— Почему в клинике нет психолога-сексолога? — спросила она. — Не сексопатолога, а именно психолога, с которым можно поговорить о своих сексуальных тараканчиках.
— Есть такая потребность? — поддел Павел. — Завтра же дадим объявление.
— Объявление давать не стоит. Нужен классный специалист, на которого пациенты будут слетаться как пчелы на мед, а такие по объявлениям не приходят. Если ты согласен, то я провентилирую этот вопрос, соберу инфу, может даже на приеме побываю…
— И что ты расскажешь? — оживился Павел. — Давай, выкладывай своих тараканчиков по одному, я мечтаю с ними познакомиться.
— Если говорить об этом с мужьями, то зачем нужны психологи-сексологи? — ловко вывернулась Лариса. — И вообще обмен тараканами может осложнить наше счастливое супружество.
Супружество на самом деле было счастливым, тут Лариса нисколько не преувеличивала. Павлу было приятно думать о том, что даже такое гадкое событие, как дефолт 1998 года, принесло ему пользу, создало условия для знакомства с Ларисой. В предопределенность бытия Павел не верил. Какая, к чертям, предопределенность, если вся жизнь представляет собой бесконечную цепочку случайностей. Так что если бы не было дефолта, то не было бы и Ларисы. Впрочем, кто его знает? Ведь раскрутившийся профессор Неунывайко мог приобрести Британскую клинику экспериментальной медицины вместе со зданием на Остоженке…
«А филиальчик в центре не помешал бы, — мелькнуло в голове. — И вообще нужно не только расти, но и размножаться…»
Додумать эту вкусную мысль помешал сон.
Глава седьмая
Шаг вперед, два шага назад
Где-то когда-то Павел прочел фразу, которая накрепко засела у него в голове. «Когда в жизни случается неприятность, нужно только объяснить себе ее причину — и на душе станет легче». Мудрая мысль — анализ помогает успокоиться и страхует от повторения ошибок. Но горький осадочек все равно остается… Постоянно свербит в голове: «Ведь могло бы быть и иначе». Иначе-хреначе.
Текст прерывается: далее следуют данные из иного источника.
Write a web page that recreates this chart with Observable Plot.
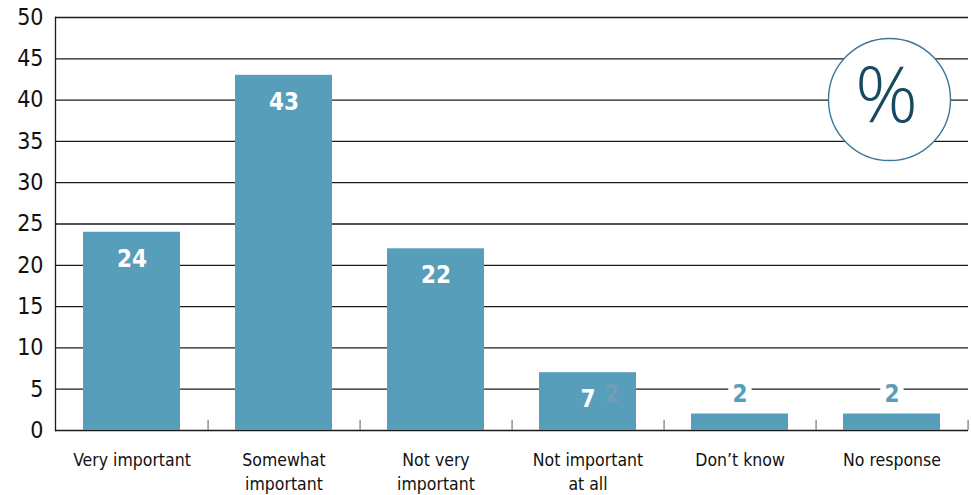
<!DOCTYPE html>
<html>
<head>
<meta charset="utf-8">
<script src="https://cdn.jsdelivr.net/npm/d3@7"></script>
<script src="https://cdn.jsdelivr.net/npm/@observablehq/plot@0.6"></script>
<style>
  html, body { margin: 0; padding: 0; background: #fff; }
  #chart { width: 971px; height: 495px; }
  #chart svg text { font-stretch: condensed; }
  #chart svg .pct text { font-stretch: normal; }
</style>
</head>
<body>
<div id="chart"></div>
<script>
const categories = ["Very important", "Somewhat\nimportant", "Not very\nimportant", "Not important\nat all", "Don\u2019t know", "No response"];
const values = [24, 43, 22, 7, 2, 2];
const yTicks = [0, 5, 10, 15, 20, 25, 30, 35, 40, 45, 50];

const data = categories.map((c, i) => ({category: c, value: values[i]}));
const inside = data.filter(d => d.value >= 5);
const outside = data.filter(d => d.value < 5);

const barColor = "#569eba";
const font = "'Liberation Sans Narrow', 'DejaVu Sans Condensed', 'Roboto Condensed', 'Liberation Sans', sans-serif";
const W = 971, H = 495, mL = 55, mR = 3;
const step = (W - mL - mR) / categories.length;

const chart = Plot.plot({
  width: W,
  height: H,
  marginLeft: mL,
  marginRight: mR,
  marginTop: 17,
  marginBottom: 65,
  style: {fontFamily: font, background: "#fff", overflow: "visible"},
  x: {domain: categories, paddingInner: 0.36, paddingOuter: 0.18, align: 0.5, label: null},
  y: {domain: [0, 50], label: null},
  marks: [
    Plot.ruleY(yTicks, {stroke: "#1a1a1a", strokeWidth: 1.3}),
    Plot.frame({anchor: "left", stroke: "#1a1a1a", strokeWidth: 1.3}),
    Plot.ruleX(categories, {x: d => d, y1: 0, y2: 1.25, dx: step / 2, stroke: "#777", strokeWidth: 1.2}),
    Plot.barY(data, {x: "category", y: "value", fill: barColor}),
    Plot.text(inside, {x: "category", y: "value", text: d => String(d.value), dy: 27, fill: "white", fontSize: 24, fontWeight: "bold"}),
    Plot.text(outside, {x: "category", y: "value", text: d => String(d.value), dy: -20, fill: barColor, stroke: "white", strokeWidth: 12, fontSize: 24, fontWeight: "bold"}),
    Plot.text(data.filter(d => d.value === 7), {x: "category", y: "value", text: () => "2", dx: 24, dy: 22, fill: "#7a9fb2", fillOpacity: 0.8, fontSize: 24, fontWeight: "bold"}),
    Plot.axisY(yTicks, {tickSize: 0, tickPadding: 12, fontSize: 23, fill: "#111", textAnchor: "end"}),
    Plot.axisX({tickSize: 0, tickPadding: 19, fontSize: 17.5, fill: "#111", lineHeight: 1.35}),
    Plot.dot([0], {frameAnchor: "top-right", dx: -79, dy: 82, r: 61, stroke: "#3f7596", strokeWidth: 1.4, fill: "white"}),
    Plot.text([0], {className: "pct", frameAnchor: "top-right", dx: -82, dy: 80, textAnchor: "middle", lineAnchor: "middle", text: () => "%", fontSize: 78, fontWeight: 300, fill: "#17495f", fontFamily: "'Open Sans', 'Noto Sans', sans-serif"})
  ]
});
document.getElementById("chart").appendChild(chart);
</script>
</body>
</html>
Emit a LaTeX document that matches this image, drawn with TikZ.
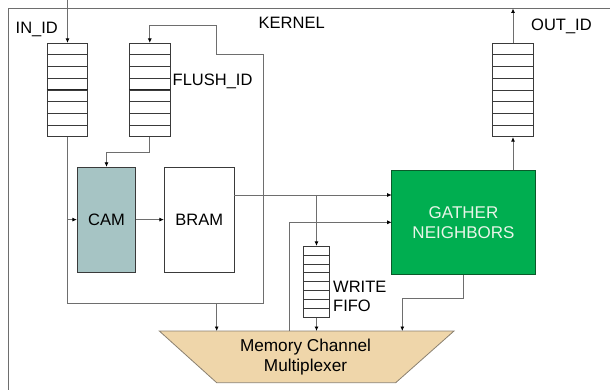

Первым препаратом, запатентованным Павлом, был павлоний, скромно названный в честь себя любимого. Вообще-то павлоний проходил по документам как биологически активная добавка, но Павел предпочитал употреблять более благородное название «препарат». Состав был простым — разные безвредные травки-муравки, «хрен перченый да мел толченый», как говорил Дмитрий. Из-за павлония между партнерами впервые в жизни пробежала кошка, причем серьезная. Дмитрий обиделся на то, что павлоний прошел мимо него — патент Павел получил на свое имя и в свою клинику поставлял препарат не по себестоимости, а с некоторой наценкой.
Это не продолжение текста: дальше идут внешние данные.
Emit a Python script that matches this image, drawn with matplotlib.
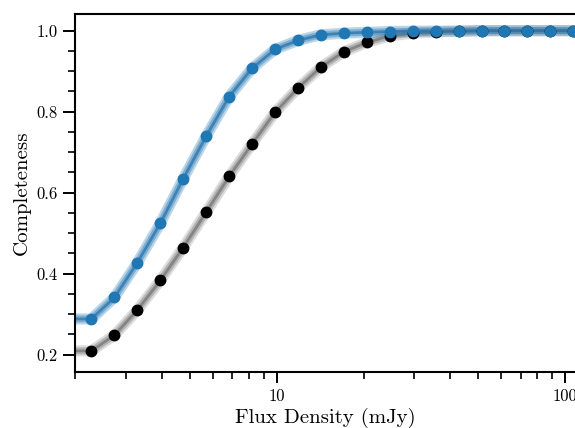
import numpy as np
import matplotlib
matplotlib.use('Agg')
import matplotlib.pyplot as plt
from matplotlib.ticker import MultipleLocator, LogLocator, NullFormatter, FuncFormatter

plt.rcParams['font.family'] = 'serif'
plt.rcParams['font.serif'] = ['cmr10', 'DejaVu Serif']
plt.rcParams['mathtext.fontset'] = 'cm'
plt.rcParams['axes.formatter.use_mathtext'] = True

# flux density bins (mJy)
flux = [2.28, 2.74, 3.29, 3.95, 4.74, 5.70, 6.84, 8.21, 9.86, 11.84, 14.22,
        17.08, 20.51, 24.63, 29.58, 35.52, 42.66, 51.23, 61.52, 73.88, 88.72, 106.5]

blue_comp = [0.288, 0.341, 0.427, 0.524, 0.634, 0.740, 0.837, 0.907, 0.954, 0.976, 0.990,
             0.994, 0.996, 0.998, 0.999, 0.999, 0.999, 1.0, 1.0, 1.0, 1.0, 1.0]
black_comp = [0.209, 0.248, 0.310, 0.383, 0.464, 0.552, 0.640, 0.720, 0.798, 0.858, 0.910,
              0.948, 0.971, 0.987, 0.994, 0.997, 0.999, 1.0, 1.0, 1.0, 1.0, 1.0]

# curves continue flat below the first bin
line_flux = [1.8] + flux
blue_line = [blue_comp[0]] + blue_comp
black_line = [black_comp[0]] + black_comp

fig = plt.figure(figsize=(5.75, 4.28), dpi=100)
ax = fig.add_axes([0.1304, 0.131, 0.8696, 0.836])

# black / grey set
ax.plot(line_flux, black_line, color='0.55', lw=8, alpha=0.3, solid_capstyle='butt', zorder=1)
ax.plot(line_flux, black_line, color='0.45', lw=5, alpha=0.4, solid_capstyle='butt', zorder=1)
ax.plot(line_flux, black_line, color='0.4', lw=2, alpha=0.6, zorder=1)
ax.plot(flux, black_comp, 'o', color='k', ms=7.5, zorder=3)

# blue set
ax.plot(line_flux, blue_line, color='#1f77b4', lw=8, alpha=0.3, solid_capstyle='butt', zorder=2)
ax.plot(line_flux, blue_line, color='#1f77b4', lw=5, alpha=0.4, solid_capstyle='butt', zorder=2)
ax.plot(line_flux, blue_line, color='#2a6fa5', lw=2, alpha=0.7, zorder=2)
ax.plot(flux, blue_comp, 'o', color='#1f77b4', ms=7.5, zorder=4)

ax.set_xscale('log')
ax.set_xlim(2.0, 108)
ax.set_ylim(0.157, 1.041)

ax.yaxis.set_major_locator(MultipleLocator(0.2))
ax.yaxis.set_minor_locator(MultipleLocator(0.05))
ax.yaxis.set_major_formatter(plt.FormatStrFormatter('%.1f'))
ax.xaxis.set_major_locator(LogLocator(base=10))
ax.xaxis.set_major_formatter(FuncFormatter(lambda v, p: '%g' % v))
ax.xaxis.set_minor_locator(LogLocator(base=10, subs=np.arange(2, 10)))
ax.xaxis.set_minor_formatter(NullFormatter())

ax.spines['right'].set_visible(False)
for s in ['left', 'bottom', 'top']:
    ax.spines[s].set_linewidth(1.5)

ax.tick_params(which='major', length=9, width=1.4, labelsize=12, direction='out')
ax.tick_params(axis='x', which='major', length=8, pad=4)
ax.tick_params(which='minor', length=5, width=1.2, direction='out')
ax.tick_params(top=False, right=False, which='both')

ax.set_xlabel('Flux Density (mJy)', fontsize=15, labelpad=3)
ax.set_ylabel('Completeness', fontsize=15)

fig.savefig('out.png', dpi=100)
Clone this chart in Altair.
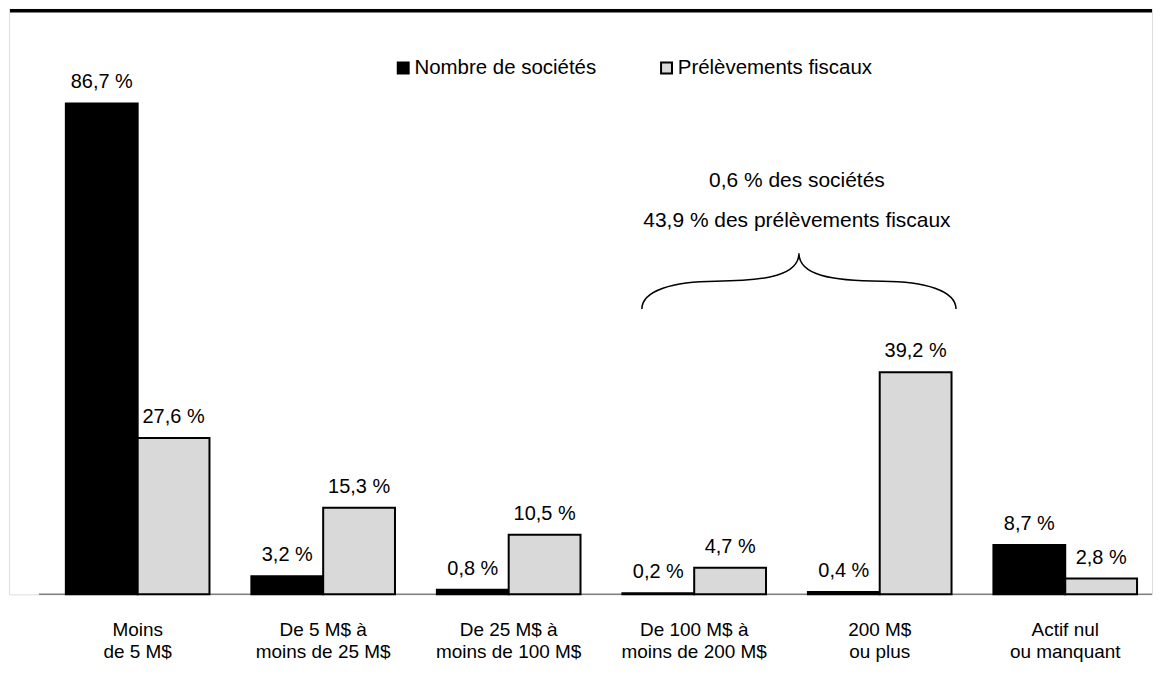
import altair as alt
import pandas as pd

categories = [
    "Moins\nde 5 M$",
    "De 5 M$ à\nmoins de 25 M$",
    "De 25 M$ à\nmoins de 100 M$",
    "De 100 M$ à\nmoins de 200 M$",
    "200 M$\nou plus",
    "Actif nul\nou manquant",
]
series = ["Nombre de sociétés", "Prélèvements fiscaux"]
societes = [86.7, 3.2, 0.8, 0.2, 0.4, 8.7]
prelevements = [27.6, 15.3, 10.5, 4.7, 39.2, 2.8]
colors = ["#000000", "#d9d9d9"]
annotation_lines = ["0,6 % des sociétés", "43,9 % des prélèvements fiscaux"]

rows = []
for c, a, b in zip(categories, societes, prelevements):
    rows.append({"cat": c, "serie": series[0], "val": a})
    rows.append({"cat": c, "serie": series[1], "val": b})
df = pd.DataFrame(rows)
df["label"] = df["val"].map(lambda v: f"{v:.1f}".replace(".", ",") + " %")

FONT = "Liberation Sans"
W, H = 1146, 587

xscale = alt.Scale(domain=categories, range=[36, 1152], paddingInner=0.2258, paddingOuter=0.1129)
yscale = alt.Scale(domain=[0, 103.4], nice=False, zero=True)

base = alt.Chart(df)

baseline = alt.Chart(pd.DataFrame({"v": [0]})).mark_rule(color="#808080", strokeWidth=1.5).encode(
    y=alt.Y("v:Q", scale=yscale, axis=None),
    x=alt.value(30),
    x2=alt.value(W),
)

topline = alt.Chart(pd.DataFrame({"v": [0]})).mark_rule(color="black", strokeWidth=3.5).encode(
    x=alt.value(1), x2=alt.value(W), y=alt.value(2)
)

bars = base.mark_bar(stroke="black", strokeWidth=2).encode(
    x=alt.X(
        "cat:N",
        scale=xscale,
        sort=categories,
        axis=alt.Axis(
            title=None,
            labelAngle=0,
            labelExpr="split(datum.value, '\\n')",
            labelFont=FONT,
            labelFontSize=19,
            labelColor="black",
            labelLineHeight=22,
            labelPadding=26,
            labelLimit=300,
            ticks=False,
            domain=False,
            grid=False,
        ),
    ),
    xOffset=alt.XOffset("serie:N", sort=series),
    y=alt.Y("val:Q", scale=yscale, axis=None),
    color=alt.Color(
        "serie:N",
        sort=series,
        scale=alt.Scale(domain=series, range=colors),
        legend=alt.Legend(
            title=None,
            orient="none",
            legendX=385,
            legendY=49,
            direction="horizontal",
            symbolType="square",
            symbolSize=120,
            symbolStrokeColor="black",
            symbolStrokeWidth=2,
            symbolOpacity=1,
            labelFont=FONT,
            labelFontSize=20.5,
            labelColor="black",
            labelOffset=1,
            labelLimit=400,
            columnPadding=60,
        ),
    ),
)

labels = base.mark_text(font=FONT, fontSize=20, color="black", dy=-15, baseline="alphabetic").encode(
    x=alt.X("cat:N", scale=xscale, sort=categories),
    xOffset=alt.XOffset("serie:N", sort=series),
    y=alt.Y("val:Q", scale=yscale, axis=None),
    text="label:N",
)

ann_df = pd.DataFrame({"t": annotation_lines, "py": [179, 219]})
ann = alt.Chart(ann_df).mark_text(font=FONT, fontSize=21, color="black", baseline="alphabetic").encode(
    x=alt.value(790),
    y=alt.Y("py:Q", scale=None),
    text="t:N",
)

brace_path = (
    "M -1 0.178 C -1 0.06 -0.8 0 -0.53 0 "
    "C -0.2 0 0 -0.04 0 -0.178 "
    "C 0 -0.04 0.2 0 0.53 0 "
    "C 0.8 0 1 0.06 1 0.178"
)
brace = alt.Chart(pd.DataFrame({"v": [0]})).mark_point(
    shape=brace_path, size=315 * 315, filled=False, stroke="black", strokeWidth=1.5, opacity=1
).encode(x=alt.value(792), y=alt.value(273))

chart = (
    alt.layer(topline, baseline, bars, labels, ann, brace)
    .resolve_scale(y="shared")
    .properties(width=W, height=H, padding=0)
    .configure_view(stroke=None)
    .configure(font=FONT)
)

chart.save("out.html", embed_options={"renderer": "svg", "actions": False})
— Прости, но ты тут кругом неправ, — сказал Павел, услышав от партнера претенциозный намек на то, что дружба мол дружбой, а табачок врозь. — Ты к павлонию никакого отношения не имел, и я тебя его оформлением и производством не грузил, все делали мы с Ларисой на наши собственные деньги. Должен же я теперь расходы отбить или как? Все по чесноку. Если есть желание, можешь свои препараты создавать и точно так же продавать с наценкой.
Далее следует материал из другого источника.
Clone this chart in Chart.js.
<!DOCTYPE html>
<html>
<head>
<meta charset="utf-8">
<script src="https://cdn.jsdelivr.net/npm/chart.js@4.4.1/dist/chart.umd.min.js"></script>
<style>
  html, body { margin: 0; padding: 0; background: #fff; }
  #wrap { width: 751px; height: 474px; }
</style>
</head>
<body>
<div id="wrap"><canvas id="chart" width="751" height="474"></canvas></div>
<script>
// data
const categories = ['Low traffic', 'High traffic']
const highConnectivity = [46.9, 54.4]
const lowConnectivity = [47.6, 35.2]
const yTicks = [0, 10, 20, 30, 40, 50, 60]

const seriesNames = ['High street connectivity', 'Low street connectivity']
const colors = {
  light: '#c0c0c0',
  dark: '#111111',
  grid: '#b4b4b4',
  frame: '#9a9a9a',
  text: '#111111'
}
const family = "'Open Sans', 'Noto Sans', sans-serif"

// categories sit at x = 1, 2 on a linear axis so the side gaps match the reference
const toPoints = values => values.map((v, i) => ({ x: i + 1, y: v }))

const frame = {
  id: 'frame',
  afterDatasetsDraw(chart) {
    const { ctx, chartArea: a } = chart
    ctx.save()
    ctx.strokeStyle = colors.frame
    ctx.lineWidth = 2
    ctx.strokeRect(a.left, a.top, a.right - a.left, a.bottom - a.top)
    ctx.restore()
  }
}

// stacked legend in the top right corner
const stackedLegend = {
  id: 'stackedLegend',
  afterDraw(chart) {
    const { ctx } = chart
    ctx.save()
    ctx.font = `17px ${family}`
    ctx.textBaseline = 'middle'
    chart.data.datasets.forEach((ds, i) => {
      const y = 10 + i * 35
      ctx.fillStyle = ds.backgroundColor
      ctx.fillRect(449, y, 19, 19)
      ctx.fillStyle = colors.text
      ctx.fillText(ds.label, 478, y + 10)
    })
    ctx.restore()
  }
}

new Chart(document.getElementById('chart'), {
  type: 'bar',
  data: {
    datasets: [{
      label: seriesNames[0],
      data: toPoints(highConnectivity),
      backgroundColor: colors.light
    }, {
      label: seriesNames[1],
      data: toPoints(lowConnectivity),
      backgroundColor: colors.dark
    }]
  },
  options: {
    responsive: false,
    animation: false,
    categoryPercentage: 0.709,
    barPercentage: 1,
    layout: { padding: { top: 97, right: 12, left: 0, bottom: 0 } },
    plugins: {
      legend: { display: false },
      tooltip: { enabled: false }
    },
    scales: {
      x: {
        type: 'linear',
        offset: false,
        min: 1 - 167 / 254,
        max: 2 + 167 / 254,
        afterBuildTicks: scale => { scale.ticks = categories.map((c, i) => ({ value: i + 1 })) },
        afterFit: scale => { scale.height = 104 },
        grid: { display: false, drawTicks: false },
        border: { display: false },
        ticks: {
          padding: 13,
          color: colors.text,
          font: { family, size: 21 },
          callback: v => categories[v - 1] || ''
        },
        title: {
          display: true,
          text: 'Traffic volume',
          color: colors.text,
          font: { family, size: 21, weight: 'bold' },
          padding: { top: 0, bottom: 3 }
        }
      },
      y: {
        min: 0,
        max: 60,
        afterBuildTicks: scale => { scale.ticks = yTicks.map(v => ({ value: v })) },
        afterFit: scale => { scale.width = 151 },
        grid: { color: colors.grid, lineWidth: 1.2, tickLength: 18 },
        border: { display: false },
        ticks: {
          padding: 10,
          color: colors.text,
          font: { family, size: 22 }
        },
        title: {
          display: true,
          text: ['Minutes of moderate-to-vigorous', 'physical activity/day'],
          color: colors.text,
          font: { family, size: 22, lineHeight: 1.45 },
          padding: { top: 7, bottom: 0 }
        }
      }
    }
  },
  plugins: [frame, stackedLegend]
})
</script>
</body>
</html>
— Да ну эту возню к ешкиной матери! — скривился Дмитрий, но прозвучало это как-то с обидой.
Развивать скользкую тему дальше Павел не стал. Зачем? Объяснения даны, вопрос можно считать закрытым.
Все новое и неизведанное нуждается в активном продвижении. Павел решил поведать миру о своем чудесном препарате с помощью популярной столичной газеты «Московский пустословец». Ну а дальше можно будет подогревать интерес в выступлениях и в публикациях более мелкого масштаба.
Разумеется, публиковать прямую рекламу павлония в «Московском пустословце» было невозможно. Издания, которые берут деньги с читателей, занимаются рекламой скрытно, вставляя ее в интересные читателям публикации, например — в рассказ о скромном служителе Гиппократа, причастном к делам космической медицины. Космическую тему Павел эксплуатировал многократно и без каких-либо неблагоприятных последствий для себя.
Интервью с профессором Павлом Игоревичем Неунывайко было опубликовано под интригующим названием «Космический доктор». Название придумал Павел и все интервью — и вопросы, и ответы — тоже написал он. Вклад корреспондента, который якобы проводил интервью, заключался лишь вычеркивании пары фраз, которые показались ему тяжеловесными.